Public Speaking Tips
Speaking in public is one of the greatest experiences in the world. I can’t describe how awesome it is to be stared at by tens- or hundreds of people: adrenaline is pumping through your body, and you feel like a general commanding his soldiers.
1) Have a goal. Not all speeches are alike, because different people aim for different things. Construct your speech based on what you want to achieve.
Read more about it here: A Guide to Goal Setting
2) Always come prepared. Don’t get me wrong, there is nothing wrong with improvising (in some places it is even encouraged). However, if your goal is to impress your superiors, motivate a group or win a debate, then it is almost criminal to construct a speech on the spot.

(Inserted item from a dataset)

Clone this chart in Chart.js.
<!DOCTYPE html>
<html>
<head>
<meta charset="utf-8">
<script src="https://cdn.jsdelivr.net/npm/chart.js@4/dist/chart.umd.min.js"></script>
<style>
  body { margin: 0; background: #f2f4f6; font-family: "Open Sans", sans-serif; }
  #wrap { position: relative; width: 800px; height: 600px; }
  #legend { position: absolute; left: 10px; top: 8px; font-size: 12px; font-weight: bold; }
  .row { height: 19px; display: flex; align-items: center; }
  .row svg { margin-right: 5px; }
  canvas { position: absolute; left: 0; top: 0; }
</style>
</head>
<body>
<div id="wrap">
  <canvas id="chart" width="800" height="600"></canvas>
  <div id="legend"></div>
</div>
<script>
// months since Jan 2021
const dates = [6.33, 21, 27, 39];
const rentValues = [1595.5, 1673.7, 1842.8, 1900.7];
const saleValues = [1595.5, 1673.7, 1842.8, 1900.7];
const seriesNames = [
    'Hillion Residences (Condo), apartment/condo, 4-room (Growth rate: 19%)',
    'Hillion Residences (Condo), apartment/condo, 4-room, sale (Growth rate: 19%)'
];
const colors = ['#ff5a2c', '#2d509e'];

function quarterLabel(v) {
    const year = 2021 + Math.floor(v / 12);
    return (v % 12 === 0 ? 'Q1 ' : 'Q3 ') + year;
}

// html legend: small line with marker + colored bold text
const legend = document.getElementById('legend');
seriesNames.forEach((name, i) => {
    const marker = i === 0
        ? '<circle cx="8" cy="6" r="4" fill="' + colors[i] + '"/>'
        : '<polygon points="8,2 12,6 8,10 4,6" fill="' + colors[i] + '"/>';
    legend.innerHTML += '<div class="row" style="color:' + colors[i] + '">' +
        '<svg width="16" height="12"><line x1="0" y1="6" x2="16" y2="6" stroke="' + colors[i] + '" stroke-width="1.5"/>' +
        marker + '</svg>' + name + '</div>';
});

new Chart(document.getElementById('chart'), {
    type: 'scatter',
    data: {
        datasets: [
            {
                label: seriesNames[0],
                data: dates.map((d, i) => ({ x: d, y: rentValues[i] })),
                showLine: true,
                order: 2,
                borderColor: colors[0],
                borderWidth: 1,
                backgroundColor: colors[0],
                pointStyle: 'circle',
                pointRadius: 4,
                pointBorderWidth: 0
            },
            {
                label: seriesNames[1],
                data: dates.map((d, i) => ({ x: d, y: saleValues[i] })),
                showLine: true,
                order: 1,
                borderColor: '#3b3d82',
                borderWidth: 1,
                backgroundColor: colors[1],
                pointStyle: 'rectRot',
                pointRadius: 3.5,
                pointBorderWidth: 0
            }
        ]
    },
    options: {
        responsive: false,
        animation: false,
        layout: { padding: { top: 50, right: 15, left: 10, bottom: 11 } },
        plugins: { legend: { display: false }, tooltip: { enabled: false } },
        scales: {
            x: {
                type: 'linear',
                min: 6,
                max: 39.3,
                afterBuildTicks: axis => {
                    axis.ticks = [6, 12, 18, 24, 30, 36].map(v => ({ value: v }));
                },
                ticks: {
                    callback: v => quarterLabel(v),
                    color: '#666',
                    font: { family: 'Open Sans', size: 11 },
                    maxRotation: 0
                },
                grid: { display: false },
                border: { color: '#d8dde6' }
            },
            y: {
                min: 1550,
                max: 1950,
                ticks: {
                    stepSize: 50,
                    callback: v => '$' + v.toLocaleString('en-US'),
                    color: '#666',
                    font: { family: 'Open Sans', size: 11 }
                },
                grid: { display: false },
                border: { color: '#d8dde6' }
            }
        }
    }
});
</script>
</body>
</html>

You have to work on so many aspects – delivering good content, communicate a good self-image through body language, choosing the right tone of voice, etc. Do not leave anything to chance!

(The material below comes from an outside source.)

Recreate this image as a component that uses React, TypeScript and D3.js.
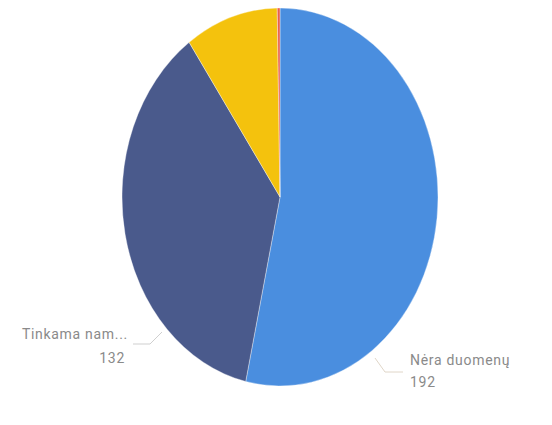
import React from "react";
import * as d3 from "d3";

const categories = ["Nėra duomenų", "Tinkama nam...", "Kita", "Netinkama"];
const values = [192, 132, 34, 1];
const colors = ["#4A8EDF", "#4A5A8C", "#F4C20D", "#E8604C"];
const labelIdx = [0, 1];

const W = 552;
const H = 425;
const CX = 280;
const CY = 197;
const RX = 158;
const RY = 189;

export default function App() {
  const pie = d3.pie<number>().sort(null).value((d) => d)(values);
  const arc = d3.arc<d3.PieArcDatum<number>>().innerRadius(0).outerRadius(RY);
  const font = "Roboto, sans-serif";

  return (
    <div style={{ position: "fixed", left: 0, top: 0 }}>
      <svg width={W} height={H} style={{ display: "block", background: "#fff" }}>
        <g transform={`translate(${CX},${CY}) scale(${RX / RY},1)`}>
          {pie.map((p, i) => (
            <path key={i} d={arc(p) || ""} fill={colors[i]} stroke="#ffffff" strokeWidth={0.4} />
          ))}
        </g>
        {/* Tinkama label */}
        <polyline points="162,332 150,344 133,344" fill="none" stroke="#cfcfcf" strokeWidth={1} />
        <text x={128} y={339} textAnchor="end" fontFamily={font} fontSize={14} letterSpacing={0.7} fill="#8a8a8a">
          {categories[labelIdx[1]]}
        </text>
        <text x={125} y={363} textAnchor="end" fontFamily={font} fontSize={14} letterSpacing={0.7} fill="#8a8a8a">
          {values[labelIdx[1]]}
        </text>
        {/* Nera label */}
        <polyline points="375,358 385,372 403,372" fill="none" stroke="#e0d6c8" strokeWidth={1} />
        <text x={410} y={365} textAnchor="start" fontFamily={font} fontSize={14} letterSpacing={0.7} fill="#8a8a8a">
          {categories[labelIdx[0]]}
        </text>
        <text x={410} y={387} textAnchor="start" fontFamily={font} fontSize={14} letterSpacing={0.7} fill="#8a8a8a">
          {values[labelIdx[0]]}
        </text>
      </svg>
    </div>
  );
}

3) Speak as often as you can. The more speeches you give, the better you become at it.
4) A speech must have a structure. This is really crucial. I have a teacher who really should have attended a few public speaking classes, because she has an annoying habit of jumping from one topic to another in a matter of seconds, leaving her students with a “What the hell did I just hear” look on their faces. Your speech must flow like a river: it must have an opening, body and closing.
5) Keep it simple. To use many complicated words and phrases is cool, but for the majority of crowds it can serve as an anaesthetic. Remember how boring your physics, chemistry or math lessons were? Don’t make the same mistake. Do your best to keep your speeches simple.
6) Be passionate. If you are speaking in a relaxed environment, then adding some energy to your voice and changing your body language can really create a powerful connection between you and your audience.
7) Always be closing. The ending of your speech is the last thing people will remember, that is why you HAVE to ace it. What was the goal of your presentation? To impress, to motivate, or just to have fun? Construct a closing based on the reaction you want to get from your audience.